Lady Hale said the Court of Appeal had applied an exceptionality test which she thought was not the correct approach. The Court of Appeal had been right to consider the extent to which the December decision had been relied upon by the parties, but in her view Rimer LJ had been correct to doubt whether anyone had irretrievably changed their position as a result.

“The majority [of the Court of Appeal] were right to stress the importance of finality, but the final decision had yet to be taken,” she added. “I agree with Rimer LJ that no judge should be required to decide the future placement of a child upon what he or she believes to be a false basis.”

Lady Hale rejected a suggestion by the mother’s QC that Judge Penna should have given the parties notice of her intention to change her mind and a further opportunity of addressing submissions.

“In this particular case…. there had been the usual mass of documentary material, the long-drawn out process of hearing the oral evidence, and very full written submissions after the evidence was completed.
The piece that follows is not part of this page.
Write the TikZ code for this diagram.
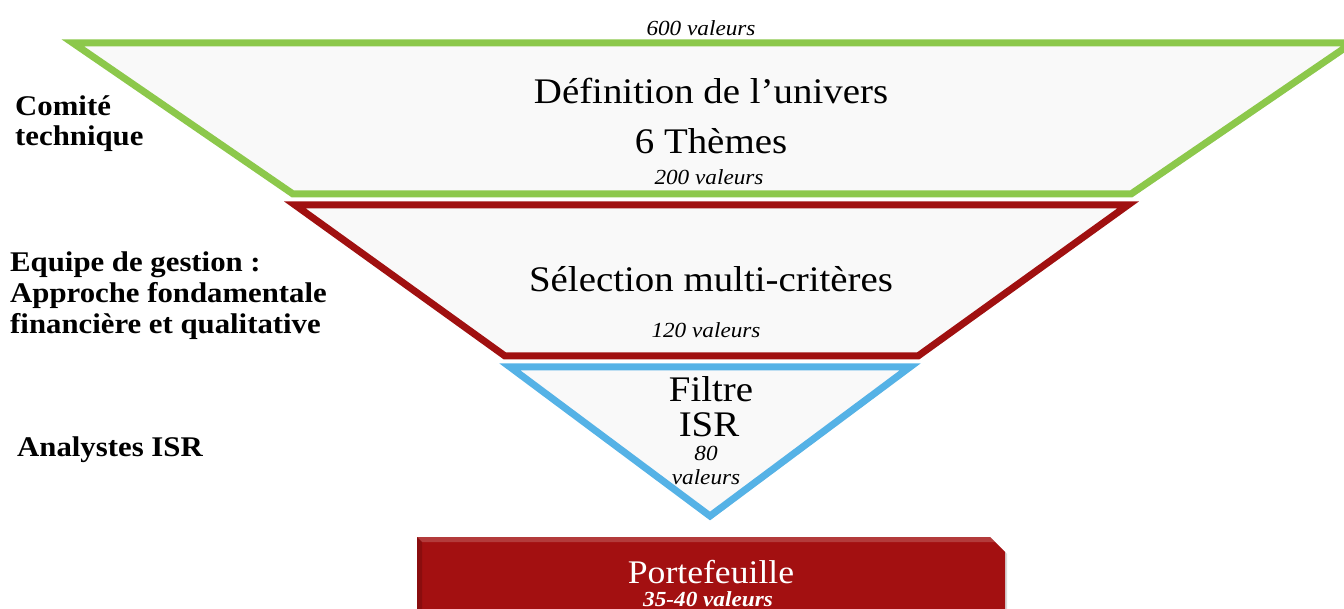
\documentclass[tikz,border=0pt]{standalone}
\usepackage{fontspec}
\setmainfont{Liberation Serif}
\usetikzlibrary{shadows}
\definecolor{cgreen}{RGB}{140,200,75}
\definecolor{cred}{RGB}{160,16,16}
\definecolor{cblue}{RGB}{85,178,230}
\definecolor{cport}{RGB}{163,16,17}
\definecolor{cfill}{RGB}{249,249,249}
\newcommand\hstr[1]{\scalebox{1.08}[1]{#1}}
\tikzset{
  funnel/.style={line width=7pt, line join=miter, fill=cfill,
    drop shadow={opacity=0.3, shadow xshift=1.5pt, shadow yshift=-3pt}},
  big/.style={anchor=base, inner sep=0pt, font=\fontsize{36}{40}\selectfont},
  small/.style={anchor=base, inner sep=0pt, font=\fontsize{21.5}{24}\selectfont\itshape},
  side/.style={anchor=base west, inner sep=0pt, font=\fontsize{28.5}{32}\selectfont\bfseries}
}
\begin{document}
\begin{tikzpicture}[x=1pt,y=-1pt]
\useasboundingbox (0,0) rectangle (1344,609);
\clip (0,0) rectangle (1344,609);
% funnel layers
\draw[funnel, draw=cgreen] (73,43) -- (1352,43) -- (1131,194) -- (293,194) -- cycle;
\draw[funnel, draw=cred] (295,205) -- (1128,205) -- (918,356) -- (505,356) -- cycle;
\draw[funnel, draw=cblue] (510,367) -- (910,367) -- (710,516) -- cycle;
% portefeuille box
\fill[cport, drop shadow={opacity=0.3, shadow xshift=2pt, shadow yshift=-2pt}]
  (417,537) -- (990,537) -- (1005,552) -- (1005,620) -- (417,620) -- cycle;
\fill[white, opacity=0.18] (417,537) -- (990,537) -- (995,542) -- (422,542) -- cycle;
\fill[black, opacity=0.15] (417,537) -- (422,542) -- (422,620) -- (417,620) -- cycle;
% texts in funnel
\node[small] (t600) at (701,36) {\hstr{600 valeurs}};
\node[big] (tdef) at (711,104) {\hstr{Définition de l’univers}};
\node[big] (tthemes) at (711,154) {\hstr{6 Thèmes}};
\node[small] (t200) at (709,185) {\hstr{200 valeurs}};
\node[big] (tsel) at (711,292) {\hstr{Sélection multi-critères}};
\node[small] (t120) at (706,338) {\hstr{120 valeurs}};
\node[big] (tfiltre) at (711,402) {\hstr{Filtre}};
\node[big] (tisr) at (709,436) {\hstr{ISR}};
\node[small] (t80) at (706,460) {\hstr{80}};
\node[small] (tval) at (706,484) {\hstr{valeurs}};
\node[big, white, font=\fontsize{33}{36}\selectfont] (tport) at (711,583) {\hstr{Portefeuille}};
\node[small, white, font=\fontsize{21.5}{24}\selectfont\bfseries\itshape] (t3540) at (708,606) {\hstr{35-40 valeurs}};
% side labels
\node[side] (lcomite) at (15,116) {\hstr{Comité}};
\node[side] (ltech) at (15,146) {\hstr{technique}};
\node[side] (lequipe) at (10,272) {\hstr{Equipe de gestion :}};
\node[side] (lapproche) at (10,303) {\hstr{Approche fondamentale}};
\node[side] (lfin) at (10,334) {\hstr{financière et qualitative}};
\node[side] (lanalystes) at (17,456) {\hstr{Analystes ISR}};
\end{tikzpicture}
\end{document}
It is difficult to see what any further submissions could have done, other than to re-iterate what had already been said.”

Lady Hale went on to address the issue of what the position would have been if – unlike in this case – the order had already been sealed by the time a judge had made up their mind.

She said that in care proceedings, the fact-finding hearing was merely part of the whole process of trying the case (a point Lady Hale had previously made in In re B [2009] AC 11).

“In such a composite enquiry, the judge must be able to keep an open mind until the final decision is made, at least if fresh evidence or further developments indicate that an earlier decision was wrong,” she added. “It would be detrimental to the interests of all concerned, but particularly to the children, if the only way to correct such an error were by an appeal.”

This was reinforced by the procedural position, Lady Hale pointed out. Both the Civil Procedure Rules and the Family Procedure Rules made it clear that the court’s wide case management powers included the power to vary or revoke previous case management orders. The question becomes whether or not it was proper to vary an order.

“Clearly that power does not enable a free-for-all in which previous orders may be revisited at will,” she said. “It must be exercised ‘judicially and not capriciously’. It must be exercised in accordance with the overriding objective.”

Lady Hale said that the arguments were finally balanced in cases where the later development is simply a judicial change of mind.

She added that children cases might be different from other civil proceedings because the consequences were so momentous for the child and for the whole family. “The court had to get it right for the child.”

Lady Hale added: “This is greatly helped if the judge is able to make findings as to who was responsible for any injuries which the child has suffered. It would be difficult for any judge to get his final decision right for the child, if, after careful reflection, he was no longer satisfied that his earlier findings of fact were correct.”

On the other hand, the purpose of the fact-finding hearing was to create a platform of established facts which would be undermined, throwing the later hearings into disarray, if a judge could be urged to change his mind and in effect hear an appeal against himself. As the point did not arise in this case, Lady Hale declined to express a view.

In a concluding comment, Lady Hale said the problems would have been avoided if Judge Penna had given a full and reasoned judgment in the first place.

“Furthermore, if the judge had not changed her mind, the father would have had the opportunity of appealing against her findings to the Court of Appeal. One extraordinary result of the Court of Appeal’s order in this case was that the findings against the father were restored without his having had the opportunity which he should have had of mounting a proper appeal against them.”